-- Instruction --
Give every line again exactly as it appears, please, but not the pictures.

-- Stored data --
....

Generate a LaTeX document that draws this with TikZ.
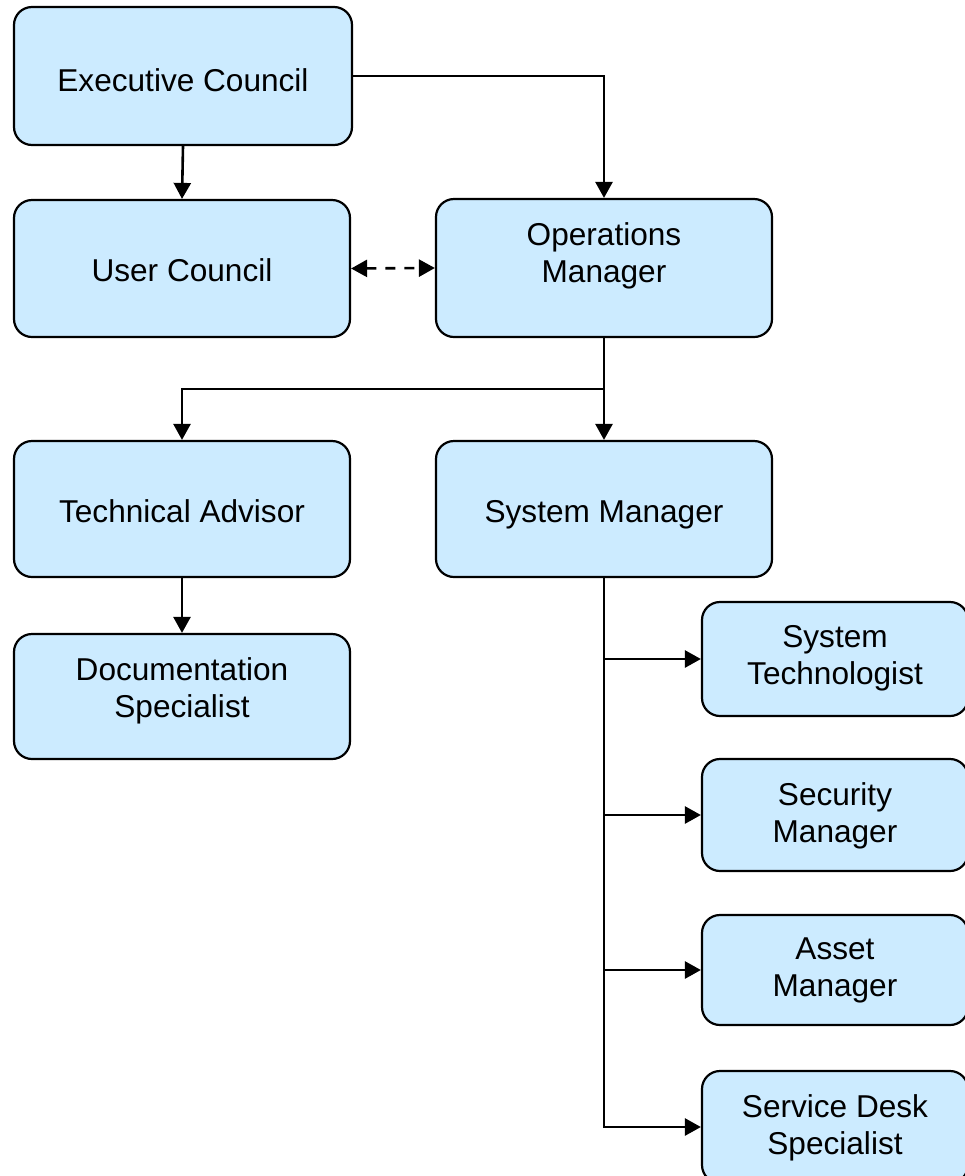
\documentclass[tikz,border=0pt]{standalone}
\usepackage{fontspec}
\setmainfont{Liberation Sans}
\usetikzlibrary{arrows.meta,calc}
\definecolor{boxblue}{RGB}{204,235,255}
\tikzset{
  box/.style={draw=black, line width=2.2pt, fill=boxblue, rounded corners=18pt,
    inner sep=0pt, minimum width=336pt, minimum height=137pt},
  smallbox/.style={box, minimum width=266pt, minimum height=112pt},
  txt/.style={font=\fontsize{31.6}{37}\selectfont, align=center, inner sep=0pt, text=black},
  conn/.style={line width=2.6pt, draw=black, -{Triangle[length=16pt,width=17pt]}},
  dconn/.style={line width=2.6pt, draw=black, dash pattern=on 10pt off 9pt,
    {Triangle[length=16pt,width=17pt]}-{Triangle[length=16pt,width=17pt]}}
}
\begin{document}
\begin{tikzpicture}[x=1pt,y=-1pt]
\useasboundingbox (0,0) rectangle (965,1176);
% boxes
\node[box, minimum width=338pt, minimum height=138pt] (exec) at (183,76) {};
\node[box] (user) at (182,268.5) {};
\node[box, minimum height=138pt] (ops) at (604,268) {};
\node[box, minimum height=136pt] (tech) at (182,509) {};
\node[box, minimum height=136pt] (sysm) at (604,509) {};
\node[box, minimum height=125pt] (doc) at (182,696.5) {};
\node[smallbox, minimum height=114pt] (systech) at (835,659) {};
\node[smallbox] (sec) at (835,815) {};
\node[smallbox, minimum height=110pt] (asset) at (835,970) {};
\node[smallbox] (serv) at (835,1127) {};
% texts
\node[txt, anchor=base] (exec-t) at ([yshift=-15pt]exec.center) {Executive Council};
\node[txt, anchor=base] (user-t) at ([yshift=-13pt]user.center) {User Council};
\node[txt, anchor=north] (ops-t) at ([yshift=-24pt]ops.north) {Operations\\Manager};
\node[txt, anchor=base] (tech-t) at ([yshift=-13pt]tech.center) {Technical Advisor};
\node[txt, anchor=base] (sysm-t) at ([yshift=-13pt]sysm.center) {System Manager};
\node[txt, anchor=north] (doc-t) at ([yshift=-24pt]doc.north) {Documentation\\Specialist};
\node[txt, anchor=north] (systech-t) at ([yshift=-24pt]systech.north) {System\\Technologist};
\node[txt, anchor=north] (sec-t) at ([yshift=-24pt]sec.north) {Security\\Manager};
\node[txt, anchor=north] (asset-t) at ([yshift=-24pt]asset.north) {Asset\\Manager};
\node[txt, anchor=north] (serv-t) at ([yshift=-24pt]serv.north) {Service Desk\\Specialist};
% connectors
\draw[conn] (exec.south) -- (user.north);
\draw[conn] (exec.east) -| (ops.north);
\draw[dconn] (user.east) -- (ops.west);
\coordinate (br) at (604,389);
\draw[conn] (ops.south) -- (sysm.north);
\draw[conn] (br) -| (tech.north);
\draw[conn] (tech.south) -- (doc.north);
\draw[conn] (sysm.south) |- (systech.west);
\draw[conn] (sysm.south) |- (sec.west);
\draw[conn] (sysm.south) |- (asset.west);
\draw[conn] (sysm.south) |- (serv.west);
\end{tikzpicture}
\end{document}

....

-- Response --
Generate a LaTeX document that draws this with TikZ.
\documentclass[tikz,border=0pt]{standalone}
\usepackage{fontspec}
\setmainfont{Liberation Sans}
\usetikzlibrary{arrows.meta,calc}
\definecolor{boxblue}{RGB}{204,235,255}
\tikzset{
  box/.style={draw=black, line width=2.2pt, fill=boxblue, rounded corners=18pt,
    inner sep=0pt, minimum width=336pt, minimum height=137pt},
  smallbox/.style={box, minimum width=266pt, minimum height=112pt},
  txt/.style={font=\fontsize{31.6}{37}\selectfont, align=center, inner sep=0pt, text=black},
  conn/.style={line width=2.6pt, draw=black, -{Triangle[length=16pt,width=17pt]}},
  dconn/.style={line width=2.6pt, draw=black, dash pattern=on 10pt off 9pt,
    {Triangle[length=16pt,width=17pt]}-{Triangle[length=16pt,width=17pt]}}
}
\begin{document}
\begin{tikzpicture}[x=1pt,y=-1pt]
\useasboundingbox (0,0) rectangle (965,1176);
% boxes
\node[box, minimum width=338pt, minimum height=138pt] (exec) at (183,76) {};
\node[box] (user) at (182,268.5) {};
\node[box, minimum height=138pt] (ops) at (604,268) {};
\node[box, minimum height=136pt] (tech) at (182,509) {};
\node[box, minimum height=136pt] (sysm) at (604,509) {};
\node[box, minimum height=125pt] (doc) at (182,696.5) {};
\node[smallbox, minimum height=114pt] (systech) at (835,659) {};
\node[smallbox] (sec) at (835,815) {};
\node[smallbox, minimum height=110pt] (asset) at (835,970) {};
\node[smallbox] (serv) at (835,1127) {};
% texts
\node[txt, anchor=base] (exec-t) at ([yshift=-15pt]exec.center) {Executive Council};
\node[txt, anchor=base] (user-t) at ([yshift=-13pt]user.center) {User Council};
\node[txt, anchor=north] (ops-t) at ([yshift=-24pt]ops.north) {Operations\\Manager};
\node[txt, anchor=base] (tech-t) at ([yshift=-13pt]tech.center) {Technical Advisor};
\node[txt, anchor=base] (sysm-t) at ([yshift=-13pt]sysm.center) {System Manager};
\node[txt, anchor=north] (doc-t) at ([yshift=-24pt]doc.north) {Documentation\\Specialist};
\node[txt, anchor=north] (systech-t) at ([yshift=-24pt]systech.north) {System\\Technologist};
\node[txt, anchor=north] (sec-t) at ([yshift=-24pt]sec.north) {Security\\Manager};
\node[txt, anchor=north] (asset-t) at ([yshift=-24pt]asset.north) {Asset\\Manager};
\node[txt, anchor=north] (serv-t) at ([yshift=-24pt]serv.north) {Service Desk\\Specialist};
% connectors
\draw[conn] (exec.south) -- (user.north);
\draw[conn] (exec.east) -| (ops.north);
\draw[dconn] (user.east) -- (ops.west);
\coordinate (br) at (604,389);
\draw[conn] (ops.south) -- (sysm.north);
\draw[conn] (br) -| (tech.north);
\draw[conn] (tech.south) -- (doc.north);
\draw[conn] (sysm.south) |- (systech.west);
\draw[conn] (sysm.south) |- (sec.west);
\draw[conn] (sysm.south) |- (asset.west);
\draw[conn] (sysm.south) |- (serv.west);
\end{tikzpicture}
\end{document}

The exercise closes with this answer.